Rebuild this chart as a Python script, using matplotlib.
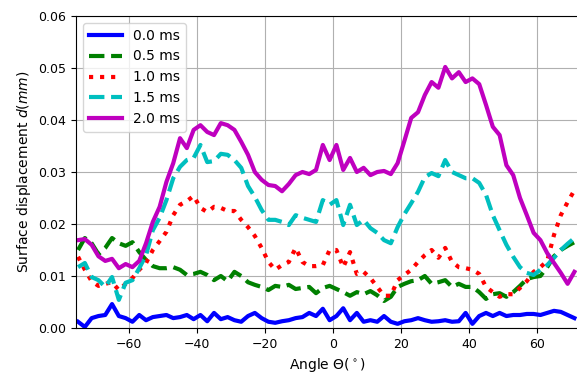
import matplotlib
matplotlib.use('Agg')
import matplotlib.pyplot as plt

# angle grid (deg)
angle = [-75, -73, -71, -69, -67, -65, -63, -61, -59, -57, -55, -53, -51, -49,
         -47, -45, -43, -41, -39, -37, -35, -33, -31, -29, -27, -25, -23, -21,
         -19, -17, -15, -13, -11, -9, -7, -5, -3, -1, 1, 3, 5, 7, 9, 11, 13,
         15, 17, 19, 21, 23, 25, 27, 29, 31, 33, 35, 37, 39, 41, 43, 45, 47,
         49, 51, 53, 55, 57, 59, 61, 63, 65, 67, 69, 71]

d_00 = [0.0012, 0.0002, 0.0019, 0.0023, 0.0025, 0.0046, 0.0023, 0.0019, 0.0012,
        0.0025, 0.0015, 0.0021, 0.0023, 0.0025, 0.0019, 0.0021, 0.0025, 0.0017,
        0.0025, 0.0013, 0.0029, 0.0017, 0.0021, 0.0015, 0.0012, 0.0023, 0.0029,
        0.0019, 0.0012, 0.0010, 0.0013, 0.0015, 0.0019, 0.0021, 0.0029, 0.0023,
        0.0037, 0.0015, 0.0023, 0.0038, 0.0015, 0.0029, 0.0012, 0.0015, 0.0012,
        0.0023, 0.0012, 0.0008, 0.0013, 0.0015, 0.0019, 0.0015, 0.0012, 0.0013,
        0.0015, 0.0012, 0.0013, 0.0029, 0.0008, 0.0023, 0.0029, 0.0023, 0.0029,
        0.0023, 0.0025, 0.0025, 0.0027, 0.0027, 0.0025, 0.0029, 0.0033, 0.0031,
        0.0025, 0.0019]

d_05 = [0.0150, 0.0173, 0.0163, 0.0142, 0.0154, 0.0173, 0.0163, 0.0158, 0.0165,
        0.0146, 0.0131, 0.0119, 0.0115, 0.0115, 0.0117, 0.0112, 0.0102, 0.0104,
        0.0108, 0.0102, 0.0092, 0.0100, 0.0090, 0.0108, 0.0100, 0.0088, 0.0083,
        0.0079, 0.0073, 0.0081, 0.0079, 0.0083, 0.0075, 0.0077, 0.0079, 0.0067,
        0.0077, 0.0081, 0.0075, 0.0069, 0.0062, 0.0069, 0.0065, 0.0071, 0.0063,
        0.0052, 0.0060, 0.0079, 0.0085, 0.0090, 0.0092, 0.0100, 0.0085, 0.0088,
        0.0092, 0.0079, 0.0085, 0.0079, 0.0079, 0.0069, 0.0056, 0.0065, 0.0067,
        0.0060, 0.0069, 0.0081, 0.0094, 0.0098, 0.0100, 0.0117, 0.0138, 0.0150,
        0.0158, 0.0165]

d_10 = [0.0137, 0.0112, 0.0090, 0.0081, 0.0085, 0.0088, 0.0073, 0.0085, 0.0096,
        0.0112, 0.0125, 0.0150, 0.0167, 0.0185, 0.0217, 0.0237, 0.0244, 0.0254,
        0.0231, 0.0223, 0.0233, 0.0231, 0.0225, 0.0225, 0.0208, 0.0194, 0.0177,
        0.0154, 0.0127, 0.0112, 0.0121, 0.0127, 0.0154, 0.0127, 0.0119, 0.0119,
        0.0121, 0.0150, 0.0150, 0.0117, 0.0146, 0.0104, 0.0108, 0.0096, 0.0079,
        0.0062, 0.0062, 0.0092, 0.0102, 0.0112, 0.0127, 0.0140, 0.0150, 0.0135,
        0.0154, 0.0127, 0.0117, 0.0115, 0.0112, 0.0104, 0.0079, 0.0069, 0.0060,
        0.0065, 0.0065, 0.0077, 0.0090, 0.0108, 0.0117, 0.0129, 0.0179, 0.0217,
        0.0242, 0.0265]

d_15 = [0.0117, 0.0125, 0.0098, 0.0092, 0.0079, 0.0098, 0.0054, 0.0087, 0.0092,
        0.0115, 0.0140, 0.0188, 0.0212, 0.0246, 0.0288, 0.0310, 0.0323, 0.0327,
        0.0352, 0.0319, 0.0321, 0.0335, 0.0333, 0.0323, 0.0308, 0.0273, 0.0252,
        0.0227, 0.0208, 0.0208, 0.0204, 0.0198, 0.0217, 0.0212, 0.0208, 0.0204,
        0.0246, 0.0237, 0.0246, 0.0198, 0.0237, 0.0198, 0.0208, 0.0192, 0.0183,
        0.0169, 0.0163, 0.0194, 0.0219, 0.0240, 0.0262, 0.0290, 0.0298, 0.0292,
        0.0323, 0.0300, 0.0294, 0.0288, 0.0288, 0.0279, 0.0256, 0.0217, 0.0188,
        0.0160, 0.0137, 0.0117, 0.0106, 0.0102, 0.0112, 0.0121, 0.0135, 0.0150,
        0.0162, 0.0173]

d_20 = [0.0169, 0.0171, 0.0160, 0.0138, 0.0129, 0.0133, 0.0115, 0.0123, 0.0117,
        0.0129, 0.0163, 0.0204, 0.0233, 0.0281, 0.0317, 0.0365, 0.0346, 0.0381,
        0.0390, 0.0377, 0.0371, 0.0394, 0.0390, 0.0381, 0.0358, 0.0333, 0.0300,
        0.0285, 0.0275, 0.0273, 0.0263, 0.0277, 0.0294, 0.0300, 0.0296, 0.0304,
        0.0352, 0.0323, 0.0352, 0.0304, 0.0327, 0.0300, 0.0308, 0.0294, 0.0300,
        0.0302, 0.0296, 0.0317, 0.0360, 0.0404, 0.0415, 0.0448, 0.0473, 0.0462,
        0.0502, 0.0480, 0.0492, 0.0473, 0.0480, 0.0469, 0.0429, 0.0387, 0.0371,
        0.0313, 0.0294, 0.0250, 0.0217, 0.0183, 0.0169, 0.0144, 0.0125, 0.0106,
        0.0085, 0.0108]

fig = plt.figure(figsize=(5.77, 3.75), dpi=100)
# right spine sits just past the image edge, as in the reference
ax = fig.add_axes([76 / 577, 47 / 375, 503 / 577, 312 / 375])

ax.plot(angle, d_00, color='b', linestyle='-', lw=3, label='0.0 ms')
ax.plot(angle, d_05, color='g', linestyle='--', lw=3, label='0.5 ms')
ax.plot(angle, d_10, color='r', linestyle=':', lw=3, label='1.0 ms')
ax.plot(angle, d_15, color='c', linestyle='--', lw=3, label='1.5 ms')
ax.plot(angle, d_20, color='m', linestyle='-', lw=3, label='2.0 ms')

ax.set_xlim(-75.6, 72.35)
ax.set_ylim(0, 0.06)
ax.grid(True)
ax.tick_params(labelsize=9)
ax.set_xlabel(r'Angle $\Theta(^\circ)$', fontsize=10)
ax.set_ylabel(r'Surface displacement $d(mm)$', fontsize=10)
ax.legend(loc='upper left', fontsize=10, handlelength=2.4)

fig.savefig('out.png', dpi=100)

> Exercise description
Copy out each line of the listing that holds "matplotlib".

> The reply
Rebuild this chart as a Python script, using matplotlib.
import matplotlib
matplotlib.use('Agg')
import matplotlib.pyplot as plt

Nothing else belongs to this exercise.